MOUNT RUSHMORE, S.D. – As fall begins, the light is as golden as the prairie. The sky is big and blue. This year, with lots of rain, the hills of ponderosa pines undulate in a deep, thick green carpet so solid that the hills really do look black. One can see why American Indians revere this land so, and why a sculptor spent 14 years hanging off the edge of a cliff to chisel its fine granite. The Black Hills shout of the vibrant West, and whisper of a far older past.
Of the 2.2 million visitors that Mount Rushmore gets each year, I'd guess about 2.1 million of them zoom up, spend a couple of hours, then speed off.

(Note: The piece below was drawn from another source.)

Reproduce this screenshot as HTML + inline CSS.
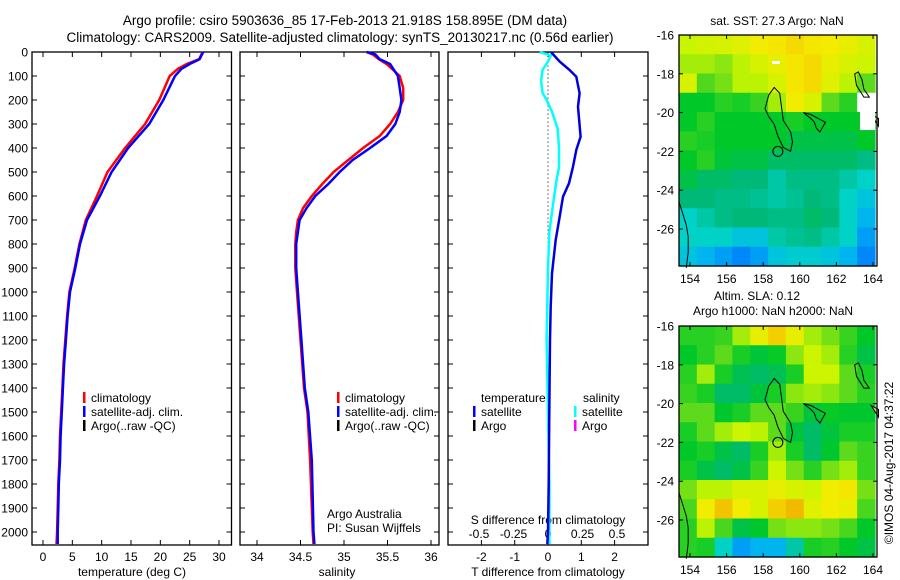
<!DOCTYPE html>
<html><head><meta charset="utf-8"><style>
body{margin:0;background:#fff;}
svg{display:block;font-family:"Liberation Sans",sans-serif;}
text{fill:#000;}
</style></head><body>
<svg id="fig" width="900" height="580" viewBox="0 0 900 580" xmlns="http://www.w3.org/2000/svg">
<text x="345" y="25" font-size="13.5" text-anchor="middle">Argo profile: csiro 5903636_85 17-Feb-2013 21.918S 158.895E (DM data)</text>
<text x="340" y="42" font-size="13.5" text-anchor="middle">Climatology: CARS2009. Satellite-adjusted climatology: synTS_20130217.nc (0.56d earlier)</text>
<g id="g"></g>
</svg>
<script>
// ---- data ----
const tDepth = [0,30,50,70,100,200,300,400,500,600,700,800,900,1000,1100,1200,1300,1400,1500,1600,1700,1800,1900,2000,2050];
const tSat   = [27.3,26.7,25,23.6,22.5,20.5,18.1,14.5,11.7,9.7,7.5,6.3,5.5,4.6,4.2,3.9,3.6,3.4,3.2,3.0,2.9,2.7,2.6,2.5,2.5];
const tClim  = [27.2,26.6,24.5,23,21.6,19.8,17.4,14.0,11.0,9.2,7.3,6.2,5.4,4.5,4.1,3.8,3.5,3.3,3.1,2.9,2.8,2.6,2.5,2.4,2.3];
const sDepth = [0,10,30,50,100,150,200,250,300,350,400,450,500,550,600,650,700,750,800,900,1000,1200,1400,1500,1700,2000,2050];
const sSat   = [35.26,35.36,35.41,35.53,35.62,35.64,35.66,35.64,35.59,35.49,35.3,35.1,34.95,34.82,34.67,34.57,34.49,34.47,34.45,34.45,34.47,34.51,34.55,34.59,34.63,34.65,34.66];
const sClim  = [35.26,35.33,35.4,35.49,35.64,35.68,35.68,35.62,35.53,35.41,35.22,35.05,34.88,34.75,34.63,34.53,34.47,34.45,34.44,34.44,34.46,34.5,34.54,34.58,34.61,34.64,34.65];
const dDepth = [0,40,75,103,172,228,353,408,478,547,603,686,783,922,1061,1200,1500,1800,2000,2050];
const dTSat  = [0.09,0.35,0.65,0.85,0.95,0.9,0.98,0.85,0.75,0.63,0.45,0.35,0.23,0.12,0.08,0.06,0.04,0.02,0.0,-0.02];
const dsDepth= [0,15,40,75,120,170,200,250,320,400,480,540,620,750,900,1200,1500,1800,2050];
const dSSat  = [-0.06,0.02,0.0,-0.04,-0.05,-0.04,-0.01,0.03,0.07,0.08,0.08,0.06,0.04,0.01,0,-0.01,0.0,0.01,0.01];
const depthTicks = [0,100,200,300,400,500,600,700,800,900,1000,1100,1200,1300,1400,1500,1600,1700,1800,1900,2000];
const tempTicks = [0,5,10,15,20,25,30];
const salTicks = [34,34.5,35,35.5,36];
const salTickLabels = ["34","34.5","35","35.5","36"];
const dTTicks = [-2,-1,0,1,2];
const dSTicks = [-0.5,-0.25,0,0.25,0.5];
const latTicks = [-16,-18,-20,-22,-24,-26];
const lonTicks = [154,156,158,160,162,164];
const sstGrid = [
[0.75,0.77,0.78,0.8,0.84,0.86,0.88,0.86,0.85,0.82,0.78],
[0.72,0.72,0.7,0.74,0.78,0.82,0.86,0.88,0.82,0.78,0.76],
[0.78,0.65,0.68,0.74,0.74,0.78,0.86,0.88,0.8,0.74,0.66],
[0.55,0.55,0.6,0.58,0.62,0.72,0.84,0.78,0.66,0.6,-1],
[0.55,0.6,0.55,0.55,0.55,0.55,0.58,0.55,0.55,0.55,0.55],
[0.6,0.58,0.55,0.55,0.55,0.55,0.5,0.5,0.5,0.5,0.55],
[0.55,0.6,0.52,0.5,0.5,0.45,0.45,0.45,0.45,0.45,0.4],
[0.5,0.45,0.45,0.42,0.42,0.35,0.4,0.4,0.4,0.35,0.3],
[0.42,0.42,0.4,0.4,0.38,0.35,0.38,0.42,0.4,0.3,0.25],
[0.3,0.35,0.4,0.42,0.42,0.4,0.4,0.45,0.42,0.3,0.2],
[0.3,0.3,0.3,0.25,0.25,0.35,0.38,0.4,0.35,0.3,0.15],
[0.25,0.2,0.15,0.1,0.15,0.25,0.28,0.28,0.25,0.2,0.1]];
const slaGrid = [
[0.6,0.6,0.62,0.72,0.82,0.9,0.82,0.72,0.68,0.62,0.55],
[0.55,0.6,0.66,0.58,0.52,0.56,0.7,0.76,0.72,0.6,0.5],
[0.6,0.72,0.58,0.48,0.45,0.48,0.58,0.76,0.76,0.66,0.58],
[0.62,0.58,0.45,0.45,0.52,0.58,0.7,0.72,0.7,0.66,0.6],
[0.66,0.66,0.54,0.58,0.66,0.66,0.62,0.52,0.56,0.54,0.54],
[0.58,0.66,0.72,0.76,0.74,0.66,0.52,0.45,0.52,0.58,0.58],
[0.55,0.58,0.5,0.45,0.58,0.72,0.58,0.45,0.54,0.66,0.62],
[0.58,0.5,0.45,0.5,0.62,0.76,0.68,0.6,0.68,0.72,0.62],
[0.68,0.74,0.74,0.78,0.78,0.82,0.78,0.76,0.84,0.86,0.68],
[0.64,0.84,0.92,0.84,0.78,0.9,0.94,0.8,0.84,0.82,0.64],
[0.6,0.74,0.64,0.5,0.54,0.68,0.7,0.7,0.68,0.64,0.55],
[0.6,0.58,0.3,0.15,0.2,0.2,0.35,0.58,0.6,0.55,0.5]];
const reefLon = [158.1,158.3,158.6,158.9,159.0,159.1,159.5,159.6,159.5,159.1,158.8,158.6,158.3,158.1];
const reefLat = [-19.8,-19.1,-18.7,-19.0,-19.7,-20.4,-21.0,-21.5,-22.0,-21.8,-21.2,-20.6,-20.2,-19.8];
const reef2Lon = [160.2,160.6,161.0,161.4,161.1,160.9,160.8,160.6,160.2];
const reef2Lat = [-20.0,-20.1,-20.3,-20.5,-21.0,-20.8,-20.5,-20.3,-20.0];
const reef3Lon = [163.0,163.2,163.4,163.5,163.8,163.5,163.1,163.0];
const reef3Lat = [-18.0,-17.9,-18.3,-18.8,-19.2,-19.2,-18.6,-18.0];
const coastLon = [153.4,153.6,153.8,153.9,153.9,153.8];
const coastLat = [-24.6,-25.2,-25.8,-26.4,-27.2,-28.0];

const NS="http://www.w3.org/2000/svg";
const G=document.getElementById('g');
function el(tag,attrs,parent){const e=document.createElementNS(NS,tag);for(const k in attrs)e.setAttribute(k,attrs[k]);(parent||G).appendChild(e);return e;}
function txt(x,y,s,size,anchor,parent){const t=el('text',{x:x,y:y,'font-size':size,'text-anchor':anchor||'middle'},parent);t.textContent=s;return t;}

const Y0=52,Y1=545;
function yD(d){return 52+d*0.24;}
function xT(t){return 43+t*5.867;}
function xS(s){return 257+(s-34)*87;}
function xDT(v){return 548+v*33.3;}
function xDS(v){return 548+v*138;}

function frame(x0,x1,name){
  const r=el('rect',{x:x0,y:Y0,width:x1-x0,height:Y1-Y0,fill:'none',stroke:'#000','stroke-width':1.3});
  
  
  depthTicks.forEach(d=>{el('line',{x1:x0,x2:x0+5,y1:yD(d),y2:yD(d),stroke:'#000'});el('line',{x1:x1,x2:x1-5,y1:yD(d),y2:yD(d),stroke:'#000'});});
}
function line(xs,ys,color,w,name){
  const pts=xs.map((x,i)=>x.toFixed(1)+','+ys[i].toFixed(1)).join(' ');
  const p=el('polyline',{points:pts,fill:'none',stroke:color,'stroke-width':w});
  
  
}
// Panel 1
frame(32,231.5,'temperature-panel');
depthTicks.forEach(d=>{const t=txt(28,yD(d)+4.5,String(d),12,'end');});
tempTicks.forEach(v=>{el('line',{x1:xT(v),x2:xT(v),y1:Y1,y2:Y1-5,stroke:'#000'});el('line',{x1:xT(v),x2:xT(v),y1:Y0,y2:Y0+5,stroke:'#000'});const t=txt(xT(v),Y1+16,String(v),12);});
let t1=txt(132,576,'temperature (deg C)',12);
line(tClim.map(xT),tDepth.map(yD),'#ff0000',2.5,'temperature-climatology-line');
line(tSat.map(xT),tDepth.map(yD),'#0000ff',2.5,'temperature-satellite-line');
// Panel 2
frame(240,439,'salinity-panel');
salTicks.forEach((v,i)=>{el('line',{x1:xS(v),x2:xS(v),y1:Y1,y2:Y1-5,stroke:'#000'});el('line',{x1:xS(v),x2:xS(v),y1:Y0,y2:Y0+5,stroke:'#000'});const t=txt(xS(v),Y1+16,salTickLabels[i],12);});
t1=txt(337,576,'salinity',12);
line(sClim.map(xS),sDepth.map(yD),'#ff0000',2.5,'salinity-climatology-line');
line(sSat.map(xS),sDepth.map(yD),'#0000ff',2.5,'salinity-satellite-line');
// legends
function legend(x,y,items,name){
  const g=el('g',{});
  items.forEach((it,i)=>{el('rect',{x:x,y:y+i*14-10,width:2.5,height:11,fill:it[0]},g);txt(x+8,y+i*14,it[1],12,'start',g);});
}
legend(83,402,[['#ff0000','climatology'],['#0000ff','satellite-adj. clim.'],['#000','Argo(..raw -QC)']],'temperature-legend');
legend(337,402,[['#ff0000','climatology'],['#0000ff','satellite-adj. clim.'],['#000','Argo(..raw -QC)']],'salinity-legend');
t1=txt(327,518,'Argo Australia',12,'start');
t1=txt(327,532,'PI: Susan Wijffels',12,'start');
// Panel 3
frame(448,648,'difference-panel');
dTTicks.forEach(v=>{el('line',{x1:xDT(v),x2:xDT(v),y1:Y1,y2:Y1-5,stroke:'#000'});el('line',{x1:xDT(v),x2:xDT(v),y1:Y0,y2:Y0+5,stroke:'#000'});const t=txt(xDT(v),Y1+16,String(v),12);});
dSTicks.forEach(v=>{const t=txt(xDS(v),538,String(v),12);});
t1=txt(548,524,'S difference from climatology',12);
t1=txt(548,576,'T difference from climatology',12);
el('line',{x1:xDT(0),x2:xDT(0),y1:yD(40),y2:yD(880),stroke:'#000','stroke-dasharray':'1,3'});
line(dSSat.map(xDS),dsDepth.map(yD),'#00ffff',2.5,'salinity-difference-line');
line(dTSat.map(xDT),dDepth.map(yD),'#0000dd',2.5,'temperature-difference-line');
txt(481,402,'temperature',12,'start');
legend(473,416,[['#0000ff','satellite'],['#000','Argo']],'t-diff-legend');
txt(583,402,'salinity',12,'start');
legend(574,416,[['#00ffff','satellite'],['#ff00ff','Argo']],'s-diff-legend');
// Maps
function cmap(v){
  if(v<0) return '#ffffff';
  const stops=[[0,[0,90,255]],[0.2,[0,180,240]],[0.3,[0,210,200]],[0.42,[0,185,120]],[0.55,[0,200,40]],[0.65,[80,215,30]],[0.75,[200,245,0]],[0.85,[245,235,0]],[0.95,[240,180,0]],[1,[230,140,0]]];
  for(let i=1;i<stops.length;i++){if(v<=stops[i][0]){const a=stops[i-1],b=stops[i],f=(v-a[0])/(b[0]-a[0]);return 'rgb('+a[1].map((c,k)=>Math.round(c+(b[1][k]-c)*f)).join(',')+')';}}
  return 'rgb(230,140,0)';
}
function map(top,grid,name){
  const X0=679,X1=877,B=top+231;
  const lonX=lon=>690+(lon-154)*18.3;
  const latY=lat=>top+(-16-lat)*19.4;
  const g=el('g',{});
  const rows=grid.length,cols=grid[0].length,cw=(875-X0)/cols,ch=(B-top)/rows;
  grid.forEach((row,r)=>row.forEach((v,c)=>{const cell=el('rect',{x:(X0+c*cw).toFixed(2),y:(top+r*ch).toFixed(2),width:(cw+0.6).toFixed(2),height:(ch+0.6).toFixed(2),fill:cmap(v)},g);
    
    }));
  function poly(lons,lats,close){const pts=lons.map((l,i)=>lonX(l).toFixed(1)+','+latY(lats[i]).toFixed(1)).join(' ');el(close?'polygon':'polyline',{points:pts,fill:'none',stroke:'#000','stroke-width':1},g);}
  poly(reefLon,reefLat,true);poly(reef2Lon,reef2Lat,true);poly(reef3Lon,reef3Lat,true);poly(coastLon,coastLat,false);
  el('circle',{cx:lonX(158.8),cy:latY(-22),r:5,fill:'none',stroke:'#000'},g);
  el('polygon',{points:[[lonX(163.9),latY(-20.1)],[lonX(164.3),latY(-20.3)],[lonX(164.3),latY(-20.7)]].join(' '),fill:'#f5c090',stroke:'#000'},g);
  el('rect',{x:X0,y:top,width:X1-X0,height:B-top,fill:'none',stroke:'#000','stroke-width':1.3},g);
  latTicks.forEach(l=>{el('line',{x1:X0,x2:X0+4,y1:latY(l),y2:latY(l),stroke:'#000'},g);el('line',{x1:X1,x2:X1-4,y1:latY(l),y2:latY(l),stroke:'#000'},g);const t=txt(674,latY(l)+4.5,String(l),12,'end',g);});
  lonTicks.forEach(l=>{el('line',{x1:lonX(l),x2:lonX(l),y1:top,y2:top+4,stroke:'#000'},g);el('line',{x1:lonX(l),x2:lonX(l),y1:B,y2:B-4,stroke:'#000'},g);const t=txt(lonX(l),B+17,String(l),12,'middle',g);});
}
map(35,sstGrid,'sst-map');
el('rect',{x:860,y:35+3.3*19.4,width:15,height:1.6*19.4,fill:'#fff'});
el('rect',{x:772,y:61,width:8,height:3,fill:'#fff'});
map(326,slaGrid,'sla-map');
t1=txt(777,25,'sat. SST: 27.3 Argo: NaN',12);
t1=txt(757,300,'Altim. SLA: 0.12',12);
t1=txt(773,315,'Argo h1000: NaN h2000: NaN',12);
t1=el('text',{x:0,y:0,'font-size':12,'text-anchor':'middle',transform:'translate(893,463) rotate(-90)'});t1.textContent='©IMOS 04-Aug-2017 04:37:22';


</script>
</body></html>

That is such a mistake.
This region, where the West and Midwest collide, has a rich cultural texture and an eternity's worth of sweeping scenery, far more than just a mountain with four heads. (And by the way, if those heads could talk they would back me up on this — they've been gazing at the scenery for 73 years and have, oh, about 7.2 million more years before eroding, geologists say.)
I spent five days in this southwest corner of South Dakota, and I have to say I will add it to my unexpected favorite travel spots, along with Memphis, Mexico City and Krakow, Poland.
The Black Hills, like those places, delivers more than promised.
Favorites and misses
So let me do a little rundown on my personal highlights, and you can then make your own trip.
Mount Rushmore National Memorial: You see the throngs of tourists snapping away on their cameras as they get a first glimpse of the famous sight in person. But walk closer. And closer. And closer. A nice, wide pavilion gives you the classic view.
Take the Presidential Trail and you'll get so close you can look up the nostrils of the 60-foot-high sculptures of Presidents Washington, Lincoln and Jefferson and Teddy Roosevelt. Visit sculptor Gutzon Borglum's studio and a museum that tells the story of how Mount Rushmore was built between 1927 and 1941 with ingenuity and pure muscle.